> [What the exercise asks] Check each line of the records below for the word "script" and copy those where it appears.

> [Material for the task]
----

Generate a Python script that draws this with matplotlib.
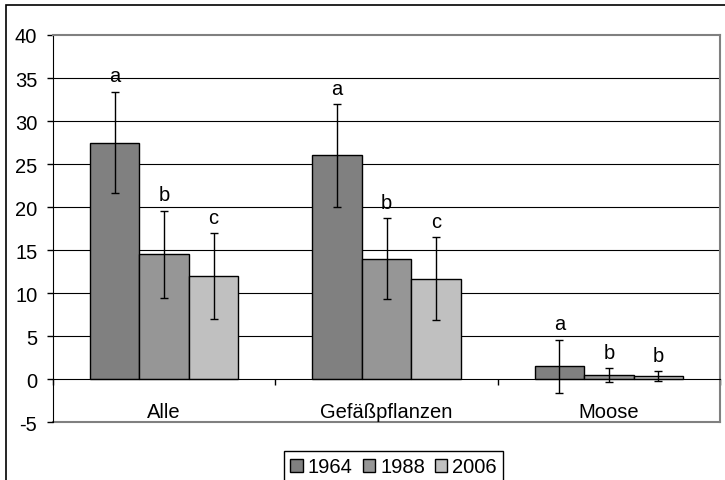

----

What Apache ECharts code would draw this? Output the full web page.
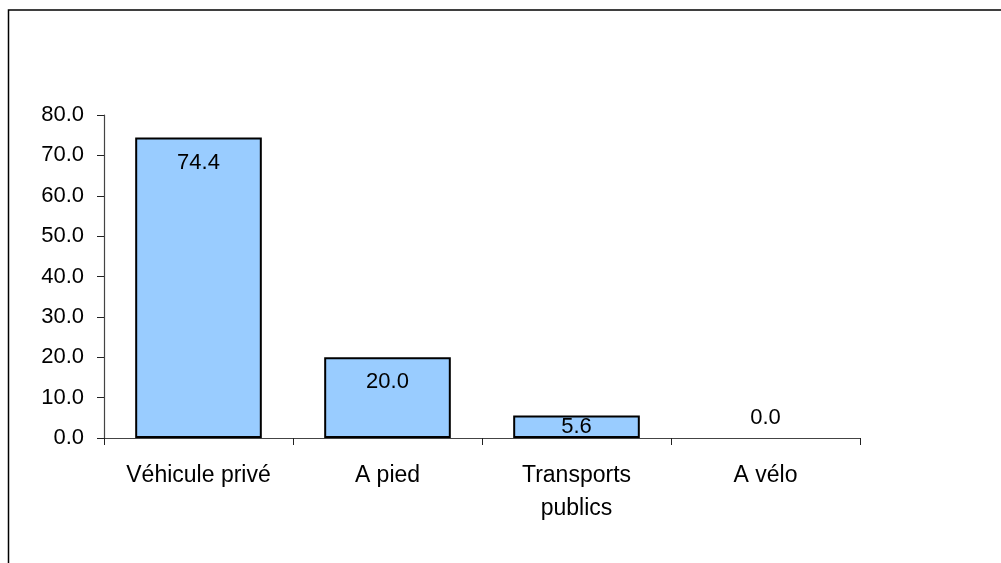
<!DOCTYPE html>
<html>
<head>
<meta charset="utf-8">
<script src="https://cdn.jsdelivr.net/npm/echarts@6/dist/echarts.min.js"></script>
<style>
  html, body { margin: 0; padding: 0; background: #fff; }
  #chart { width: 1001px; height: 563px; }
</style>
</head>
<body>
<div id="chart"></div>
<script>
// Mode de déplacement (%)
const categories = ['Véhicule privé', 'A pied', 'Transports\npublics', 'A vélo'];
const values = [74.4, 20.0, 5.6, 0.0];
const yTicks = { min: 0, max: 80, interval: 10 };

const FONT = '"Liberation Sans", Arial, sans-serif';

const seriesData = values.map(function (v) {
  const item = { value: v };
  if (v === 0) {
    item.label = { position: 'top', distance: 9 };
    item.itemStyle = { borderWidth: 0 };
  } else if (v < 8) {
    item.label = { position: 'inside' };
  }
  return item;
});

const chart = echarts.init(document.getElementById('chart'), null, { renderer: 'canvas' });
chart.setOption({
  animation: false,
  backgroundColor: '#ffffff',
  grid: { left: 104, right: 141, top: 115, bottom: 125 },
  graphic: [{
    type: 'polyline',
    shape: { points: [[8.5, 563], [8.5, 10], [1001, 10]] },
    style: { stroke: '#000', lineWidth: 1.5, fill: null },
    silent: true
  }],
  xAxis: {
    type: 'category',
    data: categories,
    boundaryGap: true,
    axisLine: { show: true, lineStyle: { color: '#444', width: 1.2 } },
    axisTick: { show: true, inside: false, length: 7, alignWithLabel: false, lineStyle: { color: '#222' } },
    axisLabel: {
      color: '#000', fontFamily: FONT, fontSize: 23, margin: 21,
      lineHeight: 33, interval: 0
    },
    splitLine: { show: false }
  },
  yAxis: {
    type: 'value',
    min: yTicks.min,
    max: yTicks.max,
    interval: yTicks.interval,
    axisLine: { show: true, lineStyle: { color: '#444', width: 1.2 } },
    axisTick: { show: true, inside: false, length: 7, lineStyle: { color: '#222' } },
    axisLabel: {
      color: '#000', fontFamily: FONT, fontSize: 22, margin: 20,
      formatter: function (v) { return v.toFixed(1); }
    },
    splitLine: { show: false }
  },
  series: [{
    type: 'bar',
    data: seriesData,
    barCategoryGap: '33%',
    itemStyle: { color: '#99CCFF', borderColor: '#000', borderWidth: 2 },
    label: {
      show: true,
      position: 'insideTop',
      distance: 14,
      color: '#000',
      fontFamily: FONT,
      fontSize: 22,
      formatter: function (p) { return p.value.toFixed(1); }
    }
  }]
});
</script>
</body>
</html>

----

> [Output]
Generate a Python script that draws this with matplotlib.
<script src="https://cdn.jsdelivr.net/npm/echarts@6/dist/echarts.min.js"></script>
<script>
</script>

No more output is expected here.